Atomically precise metal clusters are new generation molecular materials with defined molecular formulas and solvable crystal structures. They serve as excellent model systems for understanding reaction mechanisms and nano-catalysis. However, due to ligand passivation, partial or complete ligand removal is required during catalyst preparation, resulting in the loss of the original cluster structure. To address this issue, hydride-rich clusters with catalytic H- transfer sites will be created and used as hydrogen reservoirs without destroying the molecule. These clusters will be synthesized and characterized using UV-vis absorption, photoluminescence, FT-IR, NMR spectroscopy, and ESI MS. Various phosphine ligands and SPhCl2, tert-butyl thiolate, 2,4-dimethylbenzenethiol, and phenylethane thiol will be used for synthesis. Sodium borohydride, 9-Borabicyclo[3.3.1]nonane, and sodium cyanoborohydride will be used to control the number of H- incorporation on the cluster surface.
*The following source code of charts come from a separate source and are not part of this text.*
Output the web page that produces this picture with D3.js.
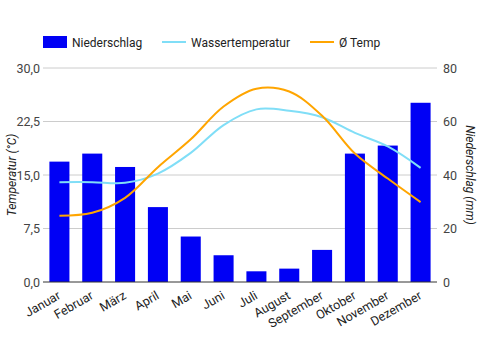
<!DOCTYPE html>
<html>
<head>
<meta charset="utf-8">
<script src="https://cdn.jsdelivr.net/npm/d3@7"></script>
<style>
  body { margin: 0; background: #fff; }
  text { font-family: Roboto, "Noto Sans", sans-serif; }
</style>
</head>
<body>
<div id="chart"></div>
<script>
const months = ["Januar", "Februar", "März", "April", "Mai", "Juni", "Juli", "August", "September", "Oktober", "November", "Dezember"];
const niederschlag = [45, 48, 43, 28, 17, 10, 4, 5, 12, 48, 51, 67];
const wassertemp = [14.0, 14.0, 13.9, 15.2, 18.1, 22.0, 24.2, 24.0, 23.1, 20.9, 19.0, 16.0];
const temp = [9.3, 9.7, 11.8, 16.1, 20.0, 24.6, 27.1, 26.7, 23.3, 18.0, 14.5, 11.2];
const tempTicks = [0, 7.5, 15, 22.5, 30];
const rainTicks = [0, 20, 40, 60, 80];

const W = 481, H = 350;
const MARGIN = { left: 43, right: 44, top: 68, bottom: 68 };
const width = W - MARGIN.left - MARGIN.right;
const height = H - MARGIN.top - MARGIN.bottom;

const BLUE = "#0000f5", CYAN = "#80def7", ORANGE = "#ffa500";

const svg = d3.select("#chart").append("svg")
    .attr("width", W)
    .attr("height", H);

const g = svg.append("g")
    .attr("transform", `translate(${MARGIN.left}, ${MARGIN.top})`);

const x = d3.scaleBand().domain(months).range([0, width]).paddingInner(0.39).paddingOuter(0.195);
const yT = d3.scaleLinear().domain([0, 30]).range([height, 0]);
const yR = d3.scaleLinear().domain([0, 80]).range([height, 0]);

// gridlines
g.append("g")
    .selectAll("line")
    .data(tempTicks.slice(1))
    .join("line")
    .attr("x1", 0).attr("x2", width)
    .attr("y1", d => yT(d)).attr("y2", d => yT(d))
    .attr("stroke", "#cccccc");

// bars
g.selectAll("rect.bar")
    .data(niederschlag)
    .join("rect")
    .attr("class", "bar")
    .attr("x", (d, i) => x(months[i]))
    .attr("width", x.bandwidth())
    .attr("y", d => yR(d))
    .attr("height", d => height - yR(d))
    .attr("fill", BLUE);

// baseline
g.append("line")
    .attr("x1", 0).attr("x2", width)
    .attr("y1", height).attr("y2", height)
    .attr("stroke", "#333");

const cx = i => x(months[i]) + x.bandwidth() / 2;
const line = d3.line()
    .x((d, i) => cx(i))
    .y(d => yT(d))
    .curve(d3.curveCatmullRom.alpha(0.5));

g.append("path")
    .attr("d", line(wassertemp))
    .attr("fill", "none")
    .attr("stroke", CYAN)
    .attr("stroke-width", 2);

g.append("path")
    .attr("d", line(temp))
    .attr("fill", "none")
    .attr("stroke", ORANGE)
    .attr("stroke-width", 2);

// left axis
const axL = g.append("g").call(d3.axisLeft(yT).tickValues(tempTicks).tickSize(0).tickPadding(3)
    .tickFormat(d => d3.format(".1f")(d).replace(".", ",")));
axL.select(".domain").remove();
axL.selectAll("text").attr("font-size", 12.5).attr("fill", "#444").attr("font-family", "Roboto");

// right axis
const axR = g.append("g").attr("transform", `translate(${width},0)`)
    .call(d3.axisRight(yR).tickValues(rainTicks).tickSize(0).tickPadding(6));
axR.select(".domain").remove();
axR.selectAll("text").attr("font-size", 12.5).attr("fill", "#444").attr("font-family", "Roboto");

// bottom labels
g.append("g")
    .selectAll("text")
    .data(months)
    .join("text")
    .attr("transform", (d, i) => `translate(${cx(i) + 2}, ${height + 16}) rotate(-30)`)
    .attr("text-anchor", "end")
    .attr("font-size", 12.5)
    .attr("fill", "#222")
    .text(d => d);

// axis titles
g.append("text")
    .attr("transform", "rotate(-90)")
    .attr("x", -height / 2)
    .attr("y", -MARGIN.left + 16)
    .attr("text-anchor", "middle")
    .attr("font-size", 12)
    .attr("font-style", "italic")
    .attr("fill", "#222")
    .text("Temperatur (°C)");

g.append("text")
    .attr("transform", `translate(${width + 29}, ${height / 2}) rotate(90)`)
    .attr("text-anchor", "middle")
    .attr("font-size", 12)
    .attr("font-style", "italic")
    .attr("fill", "#222")
    .text("Niederschlag (mm)");

// legend
const legend = svg.append("g").attr("transform", "translate(0, 42)");
legend.append("rect").attr("x", 43).attr("y", -6).attr("width", 24).attr("height", 12).attr("fill", BLUE);
legend.append("text").attr("x", 72).attr("y", 4.5).attr("font-size", 12).attr("fill", "#222").text("Niederschlag");
legend.append("line").attr("x1", 162).attr("x2", 186).attr("y1", 0).attr("y2", 0).attr("stroke", CYAN).attr("stroke-width", 2);
legend.append("text").attr("x", 191).attr("y", 4.5).attr("font-size", 12).attr("fill", "#222").text("Wassertemperatur");
legend.append("line").attr("x1", 310).attr("x2", 334).attr("y1", 0).attr("y2", 0).attr("stroke", ORANGE).attr("stroke-width", 2);
legend.append("text").attr("x", 339).attr("y", 4.5).attr("font-size", 12).attr("fill", "#222").text("Ø Temp");
</script>
</body>
</html>
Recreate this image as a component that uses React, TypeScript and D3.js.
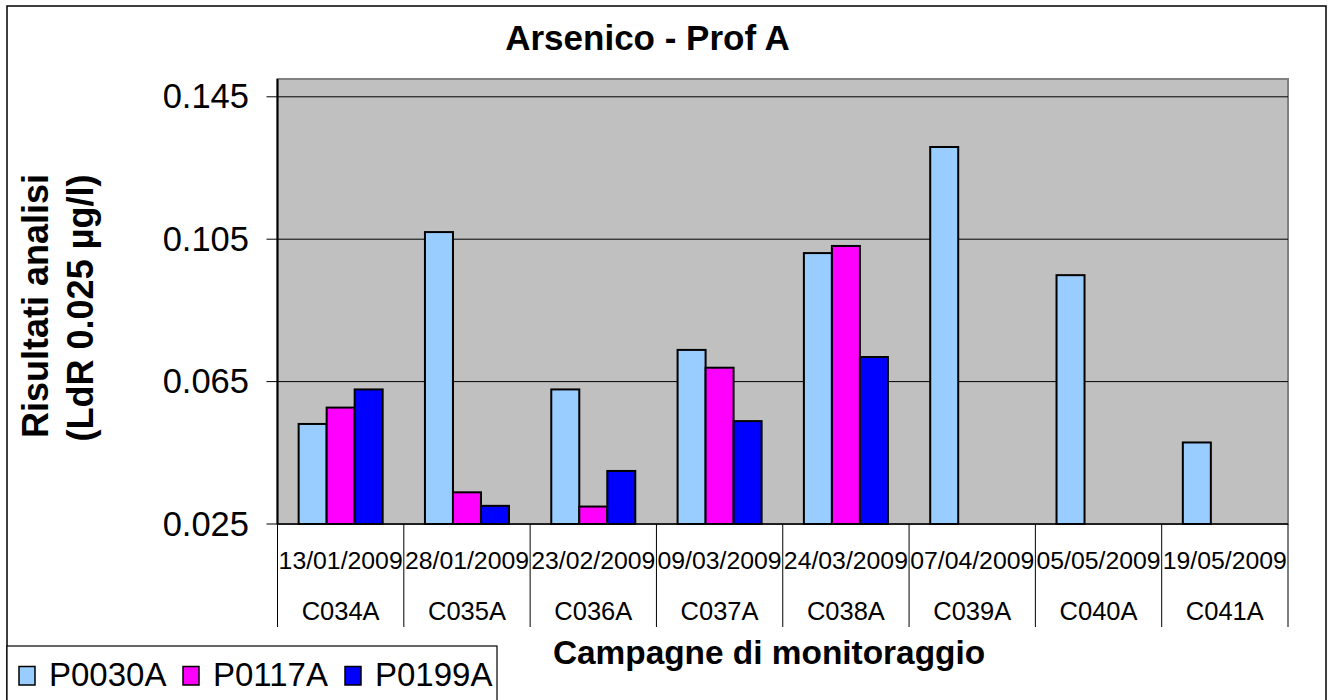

Cu and Cu containing alloy clusters will be synthesized using (PPh3)4CuBH4 and Stryker's reagent Cu6H6(PPh3)6 as Cu source and reducing agent. Temperature-dependent controlled release of hydride as hydrogen and related thermodynamics will be studied for applying the clusters as variable temperature hydrogen reservoirs. Higher H-containing clusters will be used to transfer H- to unsaturated organic compounds for catalytic hydrogenation. Hydride-rich thiolated, phosphine, or mixed ligand protected clusters will be used as catalysts for various organic reactions, allowing the catalyst to be recycled multiple times.